Economists worry that China’s economy could suffer what they call a “hard landing.” They fear that a sudden plunge in China’s growth would harm the economies of the U.S., Europe and small countries that need China to buy their coal, copper and other raw materials.
That threat comes as the U.S. is still struggling to recover. And an agreement last week to ease Europe’s debt crisis might not prevent the continent from sliding back into a recession that would ripple through the U.S. and other countries.
A hard landing wouldn’t just squeeze U.S. and European exporters. It could also destabilize Chinese society. And it could escalate global trade tensions.
Hampered by high inflation and declining exports, China’s growth is expected to decelerate from 10.3 per cent last year to 9.5 per cent in 2011 and nine per cent in 2012, according to the International Monetary Fund. The IMF expects the global economy to grow four per cent this year.
Exporters depend on China’s demand for raw materials and consumer goods. Mines in Australia and Chile supply it with coal, copper and iron ore. General Motors sells more vehicles in China than anywhere else. China was the No. 3 destination for U.S. merchandise exports last year, behind Canada and Mexico.
China’s economy must expand eight per cent a year just to keep enough people employed to “maintain its social and political stability,” economist Nouriel Roubini wrote in an August report.
Eswar Prasad, professor of global trade at Cornell University, puts the odds of a hard landing in China at 50-50.
Other analysts say they’re confident China’s policymakers will manage to reduce inflation gently without stifling growth too much.
The authorities “are well-aware of the risks,” says Bob Mark, who runs Black Diamond Risk Enterprises and has advised Chinese banks. “It’s not like they’re going to be blindsided.”
China’s central bank has raised interest rates five times since mid-2010 to try to shrink inflation. Even so, consumer prices jumped 6.2 per cent from August 2010 to August 2011. That was fifth-fastest among the 30 countries in the AP’s global tracker. In the U.S., by contrast, prices rose 3.8 per cent in the 12 months ending in August.
News that China’s growth dipped to 9.1 per cent in the July-September quarter from 9.5 in the April-June period was met with relief by some economists. Rajat Nag, managing director of the Asian Development Bank, says it suggests a soft landing ahead.
Eichengreen notes that Beijing’s communist authorities “have lots of levers they can pull, unlike U.S. authorities.”

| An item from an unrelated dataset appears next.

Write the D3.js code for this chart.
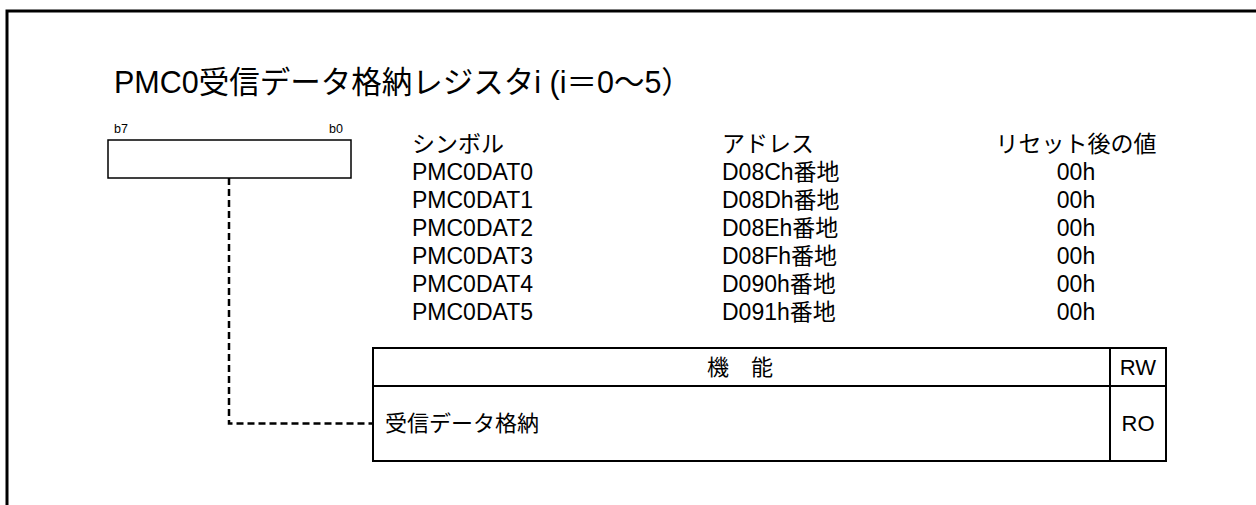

Senior bureaucrats in effect run the economy. The government owns most of the biggest companies and banks. It controls the currency.
Officials can, for example, suppress the value of their currency, the yuan. A lower yuan makes Chinese goods cheaper overseas. Washington has long accused Beijing of keeping its currency artificially low to give its exporters an unfair edge.
Chinese policymakers can also order state-owned banks to lend if the economy slows much. They can command local governments to keep workers busy building roads and bridges.
Roubini, a New York University economist who runs a research firm, thinks China’s authorities will use all those tools to keep the economy growing briskly through 2012. They’ll want to ensure a smooth transition next year, when a new president and premier will come to power.
But Roubini and others think the outlook after that is bleaker. He expects China’s growth to sink to 5 per cent or less after 2013.
At the heart of the problem is how China has stoked its expansion. It hasn’t encouraged its consumers to drive the economy with their spending, as Americans do. Instead, it’s juiced growth by pushing exports and investing in factories, roads, railways and real estate.
Such investments account for about half of China’s output—a wildly lopsided share that suggests it’s investing in far more construction than it needs.
Behind the investment boom are bank loans that might never be repaid, because the projects aren’t expected to throw off enough revenue.
The recession worsened things for China. Exports fell. Beijing responded by passing a $600 billion stimulus program. Banks were pushed to lend. Local governments were nudged to invest heavily. Roubini’s research firm estimates that China has wasted $1.4 trillion since 2008 on investments that will likely end up as bad debts.
Optimists say China is merely planning for the future. A growing middle class will eventually occupy the new houses, ride the new trains, fly from the new airports and drive new cars on the new highways. The new factories will make goods to meet rising demand at home and abroad.
But demographics pose another problem. China is aging fast. Largely, that’s because of population control policies that limit most families to one child. This year, 8.9 per cent of Chinese were 65 or older. By 2021, it’ll be 12.9 per cent.